• _Given material_:
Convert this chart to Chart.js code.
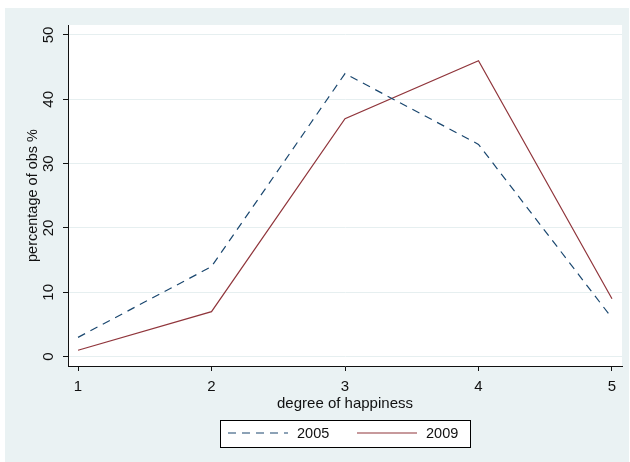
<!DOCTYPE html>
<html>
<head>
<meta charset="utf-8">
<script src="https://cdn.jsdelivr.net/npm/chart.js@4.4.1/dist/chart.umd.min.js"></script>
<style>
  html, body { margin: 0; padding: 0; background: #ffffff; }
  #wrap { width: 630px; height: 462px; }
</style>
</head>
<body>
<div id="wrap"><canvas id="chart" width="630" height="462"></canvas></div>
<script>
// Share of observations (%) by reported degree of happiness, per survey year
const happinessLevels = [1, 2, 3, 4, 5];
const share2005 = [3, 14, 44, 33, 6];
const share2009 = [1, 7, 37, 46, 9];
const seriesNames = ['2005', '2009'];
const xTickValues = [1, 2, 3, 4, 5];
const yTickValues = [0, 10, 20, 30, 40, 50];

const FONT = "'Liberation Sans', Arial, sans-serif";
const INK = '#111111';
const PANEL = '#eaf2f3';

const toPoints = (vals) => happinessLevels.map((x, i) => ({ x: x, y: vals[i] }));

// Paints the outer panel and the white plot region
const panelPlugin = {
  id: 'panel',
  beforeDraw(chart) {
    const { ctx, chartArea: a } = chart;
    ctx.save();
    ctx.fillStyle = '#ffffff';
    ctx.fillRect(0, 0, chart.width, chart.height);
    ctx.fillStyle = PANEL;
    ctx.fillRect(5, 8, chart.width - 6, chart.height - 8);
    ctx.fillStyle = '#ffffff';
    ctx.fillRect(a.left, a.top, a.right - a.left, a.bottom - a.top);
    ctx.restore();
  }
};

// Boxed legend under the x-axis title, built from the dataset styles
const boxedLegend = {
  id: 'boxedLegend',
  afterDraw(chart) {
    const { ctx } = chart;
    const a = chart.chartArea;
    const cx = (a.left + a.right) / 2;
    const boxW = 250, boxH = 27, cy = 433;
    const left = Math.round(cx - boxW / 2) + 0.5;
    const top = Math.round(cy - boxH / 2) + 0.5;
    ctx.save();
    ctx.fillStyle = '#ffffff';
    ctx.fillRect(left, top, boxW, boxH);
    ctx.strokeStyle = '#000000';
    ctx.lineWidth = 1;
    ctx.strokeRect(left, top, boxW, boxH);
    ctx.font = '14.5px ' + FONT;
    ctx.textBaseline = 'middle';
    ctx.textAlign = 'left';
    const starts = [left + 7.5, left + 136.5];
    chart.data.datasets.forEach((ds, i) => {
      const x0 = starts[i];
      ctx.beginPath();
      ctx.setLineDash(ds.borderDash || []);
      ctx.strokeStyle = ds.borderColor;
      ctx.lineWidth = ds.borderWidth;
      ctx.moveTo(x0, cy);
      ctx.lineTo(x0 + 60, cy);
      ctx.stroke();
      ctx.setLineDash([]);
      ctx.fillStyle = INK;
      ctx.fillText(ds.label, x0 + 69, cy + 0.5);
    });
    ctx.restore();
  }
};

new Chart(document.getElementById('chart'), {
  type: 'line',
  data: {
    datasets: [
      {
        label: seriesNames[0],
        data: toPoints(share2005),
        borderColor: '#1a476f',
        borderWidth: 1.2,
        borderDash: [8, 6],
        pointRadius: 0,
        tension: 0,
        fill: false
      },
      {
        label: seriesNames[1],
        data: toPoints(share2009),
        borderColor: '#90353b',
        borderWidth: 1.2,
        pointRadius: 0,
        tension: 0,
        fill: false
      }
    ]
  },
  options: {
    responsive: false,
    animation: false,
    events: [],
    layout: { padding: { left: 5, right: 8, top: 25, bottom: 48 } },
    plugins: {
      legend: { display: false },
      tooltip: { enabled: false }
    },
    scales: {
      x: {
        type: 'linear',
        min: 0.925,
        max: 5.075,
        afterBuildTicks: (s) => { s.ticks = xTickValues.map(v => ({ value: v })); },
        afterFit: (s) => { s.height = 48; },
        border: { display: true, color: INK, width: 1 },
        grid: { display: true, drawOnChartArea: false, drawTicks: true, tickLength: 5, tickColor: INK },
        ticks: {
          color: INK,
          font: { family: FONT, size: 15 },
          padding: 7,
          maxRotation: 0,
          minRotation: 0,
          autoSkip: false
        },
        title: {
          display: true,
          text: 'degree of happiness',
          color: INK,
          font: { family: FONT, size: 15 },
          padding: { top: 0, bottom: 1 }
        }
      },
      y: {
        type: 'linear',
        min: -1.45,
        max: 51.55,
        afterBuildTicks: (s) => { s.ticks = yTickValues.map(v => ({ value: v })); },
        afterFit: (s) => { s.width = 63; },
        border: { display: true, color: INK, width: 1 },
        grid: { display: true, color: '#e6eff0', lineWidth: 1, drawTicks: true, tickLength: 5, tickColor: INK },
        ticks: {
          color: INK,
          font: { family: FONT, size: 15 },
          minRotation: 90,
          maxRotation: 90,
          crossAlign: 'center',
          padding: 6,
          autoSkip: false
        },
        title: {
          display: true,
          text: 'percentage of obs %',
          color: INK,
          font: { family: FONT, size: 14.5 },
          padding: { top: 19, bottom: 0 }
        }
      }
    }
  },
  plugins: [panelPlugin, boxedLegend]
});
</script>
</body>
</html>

• _Exercise brief_: Print the data above verbatim from the first line through the line holding "const PANEL = '#eaf2f3';", leaving every picture out.

• _Task solution_:
Convert this chart to Chart.js code.
<!DOCTYPE html>
<html>
<head>
<meta charset="utf-8">
<script src="https://cdn.jsdelivr.net/npm/chart.js@4.4.1/dist/chart.umd.min.js"></script>
<style>
  html, body { margin: 0; padding: 0; background: #ffffff; }
  #wrap { width: 630px; height: 462px; }
</style>
</head>
<body>
<div id="wrap"><canvas id="chart" width="630" height="462"></canvas></div>
<script>
// Share of observations (%) by reported degree of happiness, per survey year
const happinessLevels = [1, 2, 3, 4, 5];
const share2005 = [3, 14, 44, 33, 6];
const share2009 = [1, 7, 37, 46, 9];
const seriesNames = ['2005', '2009'];
const xTickValues = [1, 2, 3, 4, 5];
const yTickValues = [0, 10, 20, 30, 40, 50];

const FONT = "'Liberation Sans', Arial, sans-serif";
const INK = '#111111';
const PANEL = '#eaf2f3';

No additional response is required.